### [What you are asked to do]
Transcribe all of the material exactly. Any picture in it should be left out.
-- Start of Data --
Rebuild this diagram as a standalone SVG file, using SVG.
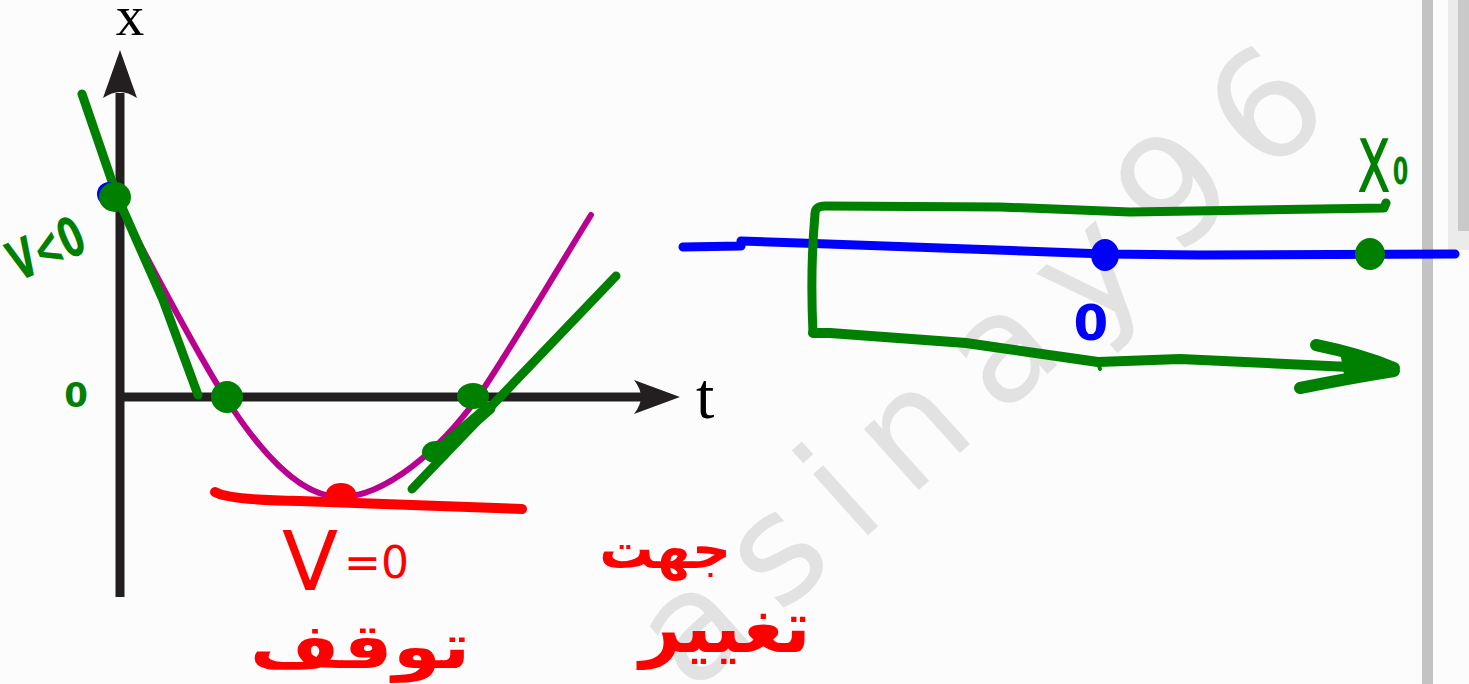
<svg xmlns="http://www.w3.org/2000/svg" width="1469" height="684" viewBox="0 0 1469 684">
<style>
.ink{fill:none;stroke-linecap:round;stroke-linejoin:round}
.g{stroke:#008000}
.b{stroke:#0000FF}
.r{stroke:#FF0000}
.axis{stroke:#231F20;stroke-width:9;fill:none}
.hand{font-family:"DejaVu Sans",sans-serif;font-weight:bold}
.handn{font-family:"DejaVu Sans",sans-serif;font-weight:normal}
.serif{font-family:"Liberation Serif",serif;fill:#000}
</style>
<rect width="1469" height="684" fill="#FCFCFD"/>
<g id="watermark">
<text transform="rotate(3,1265,100) translate(723,724) rotate(-45)" font-family="'DejaVu Sans',sans-serif" font-size="150" letter-spacing="27" fill="#E2E2E2">asinay96</text>
</g>
<g id="sidebar">
<rect x="1422" y="0" width="11" height="684" fill="#C3C3C3"/>
<rect x="1448" y="0" width="21" height="250" fill="#EBEBEB"/>
<rect x="1458" y="0" width="11" height="231" fill="#C9C9C9"/>
</g>
<g id="axes">
<line class="axis" x1="120" y1="93" x2="120" y2="597"/>
<path d="M120,50 L137,98 Q128,92 120,92 Q112,92 103,98 Z" fill="#231F20"/>
<line class="axis" x1="116" y1="397" x2="642" y2="397"/>
<path d="M680,397 L634,414 Q641,405 641,397 Q641,389 634,380 Z" fill="#231F20"/>
<text class="serif" x="130" y="35" font-size="57" text-anchor="middle">x</text>
<text class="serif" x="696" y="418" font-size="66">t</text>
</g>
<g id="curve">
<path class="ink" stroke="#BA008E" stroke-width="6" d="M113,192 C140,245 195,350 225,397 C260,452 300,497 340,497 C385,497 440,450 478,397 C510,350 560,265 591,215"/>
</g>
<g id="tangents">
<path class="ink g" stroke-width="9" d="M82,94 L117,196 L163,300 L198,395"/>
<path class="ink g" stroke-width="9" d="M412,489 L616,276"/>
<path class="ink g" stroke-width="13" d="M433,456 L489,408"/>
<path class="ink r" stroke-width="10" d="M215,492 Q228,500 300,501 L522,509"/>
</g>
<g id="points">
<circle cx="109" cy="194" r="12" fill="#0000FF"/>
<ellipse cx="115" cy="197" rx="16" ry="15" fill="#008000"/>
<ellipse cx="227" cy="397" rx="16" ry="16" fill="#008000"/>
<ellipse cx="473" cy="396" rx="16" ry="13" fill="#008000"/>
<ellipse cx="436" cy="452" rx="14" ry="11" fill="#008000"/>
<ellipse cx="341" cy="494" rx="15" ry="11" fill="#FF0000"/>
</g>
<g id="labels-left">
<text class="hand" transform="translate(54,266) rotate(-24) scale(0.8,1.3)" font-size="42" fill="#008000" text-anchor="middle">V&lt;0</text>
<text class="hand" x="76" y="407" font-size="34" fill="#008000" text-anchor="middle">0</text>
</g>
<g id="labels-red">
<text class="handn" x="282" y="590" font-size="82" fill="#FF0000">V<tspan font-size="44" dx="6" dy="-12">=0</tspan></text>
<text class="hand" transform="translate(360,668) scale(1.25,1)" font-size="62" fill="#FF0000" text-anchor="middle">توقف</text>
<text class="hand" x="665" y="568" font-size="54" fill="#FF0000" text-anchor="middle">جهت</text>
<text class="hand" x="725" y="652" font-size="72" fill="#FF0000" text-anchor="middle">تغییر</text>
</g>
<g id="number-line">
<path class="ink b" stroke-width="9" d="M683,247 L741,246 L741,241 L800,243 L1105,254 L1200,255 L1455,254"/>
<ellipse cx="1105" cy="255" rx="14" ry="16" fill="#0000FF"/>
<ellipse cx="1370" cy="254" rx="15" ry="16" fill="#008000"/>
<text class="hand" x="1091" y="340" font-size="50" fill="#0000FF" text-anchor="middle">0</text>
<text class="handn" transform="translate(1357,192) scale(0.8,1.35)" font-size="72" fill="#008000">x<tspan class="hand" font-size="28" dy="-6" dx="2">0</tspan></text>
</g>
<g id="motion-path">
<path class="ink g" stroke-width="9" d="M1386,203 L1384,208 L1130,212 L1000,207 L825,206 Q815,206 815,214 Q810,270 813,333"/>
<path class="ink g" stroke-width="10" d="M813,333 L830,333 L966,343 L1098,362 L1180,359 L1392,369"/>
<path class="ink g" stroke-width="4" d="M1098,362 L1100,369"/>
<path class="ink g" stroke-width="12" d="M1316,345 Q1360,354 1394,368 M1300,388 Q1350,378 1394,371"/>
<path d="M1340,352 L1398,368 L1345,380 Z" fill="#008000"/>
</g>
</svg>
-- End of Data --
### [Solution to this task]
Rebuild this diagram as a standalone SVG file, using SVG.
<svg xmlns="http://www.w3.org/2000/svg" width="1469" height="684" viewBox="0 0 1469 684">
<style>
.ink{fill:none;stroke-linecap:round;stroke-linejoin:round}
.g{stroke:#008000}
.b{stroke:#0000FF}
.r{stroke:#FF0000}
.axis{stroke:#231F20;stroke-width:9;fill:none}
.hand{font-family:"DejaVu Sans",sans-serif;font-weight:bold}
.handn{font-family:"DejaVu Sans",sans-serif;font-weight:normal}
.serif{font-family:"Liberation Serif",serif;fill:#000}
</style>
<rect width="1469" height="684" fill="#FCFCFD"/>
<g id="watermark">
<text transform="rotate(3,1265,100) translate(723,724) rotate(-45)" font-family="'DejaVu Sans',sans-serif" font-size="150" letter-spacing="27" fill="#E2E2E2">asinay96</text>
</g>
<g id="sidebar">
<rect x="1422" y="0" width="11" height="684" fill="#C3C3C3"/>
<rect x="1448" y="0" width="21" height="250" fill="#EBEBEB"/>
<rect x="1458" y="0" width="11" height="231" fill="#C9C9C9"/>
</g>
<g id="axes">
<line class="axis" x1="120" y1="93" x2="120" y2="597"/>
<path d="M120,50 L137,98 Q128,92 120,92 Q112,92 103,98 Z" fill="#231F20"/>
<line class="axis" x1="116" y1="397" x2="642" y2="397"/>
<path d="M680,397 L634,414 Q641,405 641,397 Q641,389 634,380 Z" fill="#231F20"/>
<text class="serif" x="130" y="35" font-size="57" text-anchor="middle">x</text>
<text class="serif" x="696" y="418" font-size="66">t</text>
</g>
<g id="curve">
<path class="ink" stroke="#BA008E" stroke-width="6" d="M113,192 C140,245 195,350 225,397 C260,452 300,497 340,497 C385,497 440,450 478,397 C510,350 560,265 591,215"/>
</g>
<g id="tangents">
<path class="ink g" stroke-width="9" d="M82,94 L117,196 L163,300 L198,395"/>
<path class="ink g" stroke-width="9" d="M412,489 L616,276"/>
<path class="ink g" stroke-width="13" d="M433,456 L489,408"/>
<path class="ink r" stroke-width="10" d="M215,492 Q228,500 300,501 L522,509"/>
</g>
<g id="points">
<circle cx="109" cy="194" r="12" fill="#0000FF"/>
<ellipse cx="115" cy="197" rx="16" ry="15" fill="#008000"/>
<ellipse cx="227" cy="397" rx="16" ry="16" fill="#008000"/>
<ellipse cx="473" cy="396" rx="16" ry="13" fill="#008000"/>
<ellipse cx="436" cy="452" rx="14" ry="11" fill="#008000"/>
<ellipse cx="341" cy="494" rx="15" ry="11" fill="#FF0000"/>
</g>
<g id="labels-left">
<text class="hand" transform="translate(54,266) rotate(-24) scale(0.8,1.3)" font-size="42" fill="#008000" text-anchor="middle">V&lt;0</text>
<text class="hand" x="76" y="407" font-size="34" fill="#008000" text-anchor="middle">0</text>
</g>
<g id="labels-red">
<text class="handn" x="282" y="590" font-size="82" fill="#FF0000">V<tspan font-size="44" dx="6" dy="-12">=0</tspan></text>
<text class="hand" transform="translate(360,668) scale(1.25,1)" font-size="62" fill="#FF0000" text-anchor="middle">توقف</text>
<text class="hand" x="665" y="568" font-size="54" fill="#FF0000" text-anchor="middle">جهت</text>
<text class="hand" x="725" y="652" font-size="72" fill="#FF0000" text-anchor="middle">تغییر</text>
</g>
<g id="number-line">
<path class="ink b" stroke-width="9" d="M683,247 L741,246 L741,241 L800,243 L1105,254 L1200,255 L1455,254"/>
<ellipse cx="1105" cy="255" rx="14" ry="16" fill="#0000FF"/>
<ellipse cx="1370" cy="254" rx="15" ry="16" fill="#008000"/>
<text class="hand" x="1091" y="340" font-size="50" fill="#0000FF" text-anchor="middle">0</text>
<text class="handn" transform="translate(1357,192) scale(0.8,1.35)" font-size="72" fill="#008000">x<tspan class="hand" font-size="28" dy="-6" dx="2">0</tspan></text>
</g>
<g id="motion-path">
<path class="ink g" stroke-width="9" d="M1386,203 L1384,208 L1130,212 L1000,207 L825,206 Q815,206 815,214 Q810,270 813,333"/>
<path class="ink g" stroke-width="10" d="M813,333 L830,333 L966,343 L1098,362 L1180,359 L1392,369"/>
<path class="ink g" stroke-width="4" d="M1098,362 L1100,369"/>
<path class="ink g" stroke-width="12" d="M1316,345 Q1360,354 1394,368 M1300,388 Q1350,378 1394,371"/>
<path d="M1340,352 L1398,368 L1345,380 Z" fill="#008000"/>
</g>
</svg>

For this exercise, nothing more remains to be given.